Configuration files are:

  • Plain text files that describe how original model elements map to CEM model elements
  • Use # as the first character on a row for comments
  • Parts of each definition are divided by double bars (||)
  • Each row defines an instantiation of a CEM field in the format of:
    • Source Root Element||Mapping Type||Source xPath||Target Namespace||Target CEM Root Element||Target xPath
    • Source Root Element is the equivalent SHARPn UIMA type used to facilitate the mapping found in CCDUIMA.xml.
    • There are five mapping types
      • C = Constant: the target CEM field is a constant (the Source Root Element and Source xPath are ignored in the case of constant)
      • S = One to one mapping: one value from the source instantiates a value only in one CEM instance
      • M = One to many mapping: one value from the source instantiates a value in multiple CEM instances
      • I = Inference: the value of a field is inferred from another field (the Source Root Element and Source xPath will be acquired from the target CEMs rather than the incoming source data)
      • X = Conditional Inference: currently applies to Labs only - corresponds to inferences that are conditional (the Source Root Element and Source xPath will be acquired from the target CEMs rather than the incoming source data)
    • A Source xPath location is described by the "parent:child" relationships. Starting at the source object top level (just below root), you give the parent:child relationship (using a colon between) and pipe delimited notation to describe the path to a leaf node. This is required to know where to go to get a value.
    • Target Namespace is always the same for now.
    • Target CEM Root Element is the CEM type found in the CEM Browser searching for "Secondary".
    • A Target xPath location is described by the "element name:type of that element" relationships. Starting at the CEM top (just below root), you give the "element name:type of that element" (using a colon between) and pipe delimited notation to describe the path to a leaf node where we place the value.

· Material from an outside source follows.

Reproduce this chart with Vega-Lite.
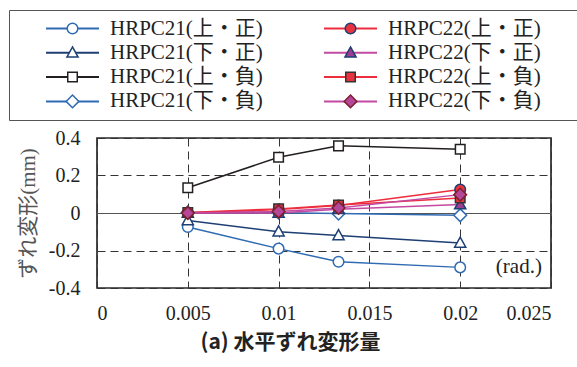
{
  "$schema": "https://vega.github.io/schema/vega-lite/v6.json",
  "autosize": {"type": "none"},
  "padding": {"left": 97, "top": 138, "right": 26, "bottom": 79},
  "width": 454,
  "height": 150,
  "config": {
    "view": {"stroke": "#2a2a2a", "strokeWidth": 1.7},
    "axis": {
      "labelFont": "Liberation Serif",
      "labelFontSize": 20,
      "labelColor": "#222222",
      "ticks": false,
      "domain": false,
      "gridColor": "#333333",
      "gridWidth": 1
    }
  },
  "data": {
    "values": [
      {"series": "HRPC21(上・正)", "x": 0.005, "y": -0.075},
      {"series": "HRPC21(上・正)", "x": 0.01, "y": -0.19},
      {"series": "HRPC21(上・正)", "x": 0.0133, "y": -0.26},
      {"series": "HRPC21(上・正)", "x": 0.02, "y": -0.29},
      {"series": "HRPC21(下・正)", "x": 0.005, "y": -0.04},
      {"series": "HRPC21(下・正)", "x": 0.01, "y": -0.1},
      {"series": "HRPC21(下・正)", "x": 0.0133, "y": -0.12},
      {"series": "HRPC21(下・正)", "x": 0.02, "y": -0.16},
      {"series": "HRPC21(上・負)", "x": 0.005, "y": 0.135},
      {"series": "HRPC21(上・負)", "x": 0.01, "y": 0.297},
      {"series": "HRPC21(上・負)", "x": 0.0133, "y": 0.358},
      {"series": "HRPC21(上・負)", "x": 0.02, "y": 0.34},
      {"series": "HRPC21(下・負)", "x": 0.005, "y": 0.003},
      {"series": "HRPC21(下・負)", "x": 0.01, "y": 0.002},
      {"series": "HRPC21(下・負)", "x": 0.0133, "y": -0.003},
      {"series": "HRPC21(下・負)", "x": 0.02, "y": -0.012},
      {"series": "HRPC22(上・正)", "x": 0.005, "y": 0.0},
      {"series": "HRPC22(上・正)", "x": 0.01, "y": 0.018},
      {"series": "HRPC22(上・正)", "x": 0.0133, "y": 0.04},
      {"series": "HRPC22(上・正)", "x": 0.02, "y": 0.125},
      {"series": "HRPC22(下・正)", "x": 0.005, "y": 0.0},
      {"series": "HRPC22(下・正)", "x": 0.01, "y": 0.0},
      {"series": "HRPC22(下・正)", "x": 0.0133, "y": 0.02},
      {"series": "HRPC22(下・正)", "x": 0.02, "y": 0.045},
      {"series": "HRPC22(上・負)", "x": 0.005, "y": 0.003},
      {"series": "HRPC22(上・負)", "x": 0.01, "y": 0.022},
      {"series": "HRPC22(上・負)", "x": 0.0133, "y": 0.043},
      {"series": "HRPC22(上・負)", "x": 0.02, "y": 0.08},
      {"series": "HRPC22(下・負)", "x": 0.005, "y": 0.0},
      {"series": "HRPC22(下・負)", "x": 0.01, "y": 0.008},
      {"series": "HRPC22(下・負)", "x": 0.0133, "y": 0.027},
      {"series": "HRPC22(下・負)", "x": 0.02, "y": 0.098}
    ]
  },
  "encoding": {
    "x": {
      "field": "x",
      "type": "quantitative",
      "scale": {"domain": [0, 0.025], "nice": false, "zero": false},
      "axis": {
        "values": [0, 0.005, 0.01, 0.015, 0.02, 0.025],
        "format": "~g",
        "labelPadding": 15,
        "gridDash": [8, 5],
        "title": "(a) 水平ずれ変形量",
        "titleFont": "Noto Sans CJK JP",
        "titleFontSize": 21,
        "titleFontWeight": "bold",
        "titleColor": "#222222",
        "titleX": 193,
        "titleY": 54,
        "titleAlign": "center",
        "titleBaseline": "middle"
      }
    },
    "y": {
      "field": "y",
      "type": "quantitative",
      "scale": {"domain": [-0.4, 0.4], "nice": false},
      "axis": {
        "values": [-0.4, -0.2, 0, 0.2, 0.4],
        "labelExpr": "datum.value < 0 ? '-' + format(-datum.value, '~g') : format(datum.value, '~g')",
        "labelPadding": 17,
        "gridDash": {"condition": {"test": "datum.value === 0", "value": []}, "value": [8, 5]},
        "gridColor": {"condition": {"test": "datum.value === 0", "value": "#555555"}, "value": "#333333"},
        "title": "ずれ変形(mm)",
        "titleFont": "Liberation Serif, Noto Sans CJK JP",
        "titleFontSize": 21,
        "titleFontWeight": "normal",
        "titleColor": "#555555",
        "titleAngle": -90,
        "titleX": -69,
        "titleY": 75,
        "titleAlign": "center",
        "titleBaseline": "middle"
      }
    }
  },
  "layer": [
    {
      "mark": {"type": "line", "strokeWidth": 1.5},
      "encoding": {
        "color": {
          "field": "series",
          "type": "nominal",
          "scale": {
            "domain": ["HRPC21(上・正)", "HRPC21(下・正)", "HRPC21(上・負)", "HRPC21(下・負)", "HRPC22(上・正)", "HRPC22(下・正)", "HRPC22(上・負)", "HRPC22(下・負)"],
            "range": ["#2f6bb3", "#1d3f73", "#231f20", "#2f6bb3", "#ee2d3c", "#c24aa0", "#ee2d3c", "#c24aa0"]
          },
          "legend": {
            "title": "a",
            "titleOrient": "right",
            "titleOpacity": 0,
            "titleFontSize": 10,
            "titlePadding": 27,
            "orient": "none",
            "legendX": -88,
            "legendY": -128,
            "columns": 2,
            "columnPadding": 32,
            "rowPadding": 2.3,
            "padding": 8,
            "clipHeight": 21,
            "symbolType": "stroke",
            "symbolSize": 2809,
            "symbolStrokeWidth": 2,
            "symbolOffset": 28,
            "labelOffset": 10,
            "labelFont": "Liberation Serif, Noto Sans CJK JP",
            "labelFontSize": 21,
            "labelColor": "#222222",
            "labelLimit": 400,
            "strokeColor": "#555555",
            "fillColor": "white",
            "zindex": 0
          }
        }
      }
    },
    {
      "mark": {"type": "point", "filled": true, "size": 2809, "strokeWidth": 1.5, "opacity": 1},
      "encoding": {
        "shape": {
          "field": "series",
          "type": "nominal",
          "sort": null,
          "scale": {
            "range": [
              "M-1,0M1,0M0.2,0C0.2,0.1105,0.1105,0.2,0,0.2C-0.1105,0.2,-0.2,0.1105,-0.2,0C-0.2,-0.1105,-0.1105,-0.2,0,-0.2C0.1105,-0.2,0.2,-0.1105,0.2,0Z",
              "M-1,0M1,0M0,-0.22L0.21,0.16L-0.21,0.16Z",
              "M-1,0M1,0M-0.18,-0.18L0.18,-0.18L0.18,0.18L-0.18,0.18Z",
              "M-1,0M1,0M0,-0.24L0.24,0L0,0.24L-0.24,0Z",
              "M-1,0M1,0M0.2,0C0.2,0.1105,0.1105,0.2,0,0.2C-0.1105,0.2,-0.2,0.1105,-0.2,0C-0.2,-0.1105,-0.1105,-0.2,0,-0.2C0.1105,-0.2,0.2,-0.1105,0.2,0Z",
              "M-1,0M1,0M0,-0.22L0.21,0.16L-0.21,0.16Z",
              "M-1,0M1,0M-0.18,-0.18L0.18,-0.18L0.18,0.18L-0.18,0.18Z",
              "M-1,0M1,0M0,-0.24L0.24,0L0,0.24L-0.24,0Z"
            ]
          },
          "legend": {
            "title": null,
            "orient": "none",
            "legendX": -88,
            "legendY": -128,
            "columns": 2,
            "columnPadding": 32,
            "rowPadding": 2.3,
            "padding": 8,
            "clipHeight": 21,
            "symbolSize": 2809,
            "symbolStrokeWidth": 1.5,
            "symbolOffset": 28,
            "labelOffset": 10,
            "labelFont": "Liberation Serif, Noto Sans CJK JP",
            "labelFontSize": 21,
            "labelOpacity": 0,
            "labelLimit": 400,
            "symbolOpacity": 1,
            "zindex": 1
          }
        },
        "fill": {
          "field": "series",
          "type": "nominal",
          "sort": null,
          "scale": {"range": ["#ffffff", "#ffffff", "#ffffff", "#ffffff", "#e8333f", "#9c3d8f", "#e8333f", "#b5479a"]}
        },
        "stroke": {
          "field": "series",
          "type": "nominal",
          "sort": null,
          "scale": {"range": ["#2f6bb3", "#1d3f73", "#231f20", "#2f6bb3", "#1d3f73", "#1d3f73", "#333333", "#7f1f2c"]}
        }
      }
    },
    {
      "data": {"values": [{"x": 0.0245, "y": -0.288, "label": "(rad.)"}]},
      "mark": {"type": "text", "align": "right", "baseline": "middle", "font": "Liberation Serif", "fontSize": 21, "color": "#222222"},
      "encoding": {"text": {"field": "label"}}
    }
  ]
}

For example these would be combined in one row and divided by (||):

  • Source Root Element: org.sharpn.type.ccd.PatientRole
  • Mapping Type: S
  • Source xPath: PatientRole:Patient|Patient:AdministrativeGenderCode|AdministrativeGenderCode:Code
  • Target Namespace: org.sharpn.type.cem
  • Target CEM Root Element: SecondaryUsePatient
  • Target xPath: AdministrativeGender:AdministrativeGender|CD:CD|Translation:CDT|Code:CS|Value:java.lang.String

Configure Semantic Mapping

Configuration files are:

  • Plain text files that describe mappings between the source and target concept codes
  • Use # as the first character on a row for comments
  • Each row defines the mapping between a source concept code found in the incoming data and its equivalent target concept code in the value sets
  • The source and target are divided by double bars (||) like this Source||Target which are further subdivided by (~|~) as follows
    • Source: Object Hierarchy~|~Local Code
    • Target: Target Code~|~Terminology OID~|~Designated Name~|~Version

For example these would be combined in one row and divided by (||):

  • Source: SecondaryUseNotedDrug ClinicalDrug CD CDT~|~000001
  • Target: 410909~|~2.16.840.1.113883.6.88~|~DIGITALIS LEAF 100 MG Oral~|~SHARPn05222012
    • a source clinical drug code 000001 is mapped to a RxNorm code 410909.

Terminologies

The semantic mapping utilizes a set of terminologies to transform original data semantically. Changes to the semantic mapping configuration file may necessitate changes to the default terminologies that have been provided. For example, you may have concept codes that do not exist in the default value sets.

Use the semantic mapping resources configuration to change the underlying terminologies being used.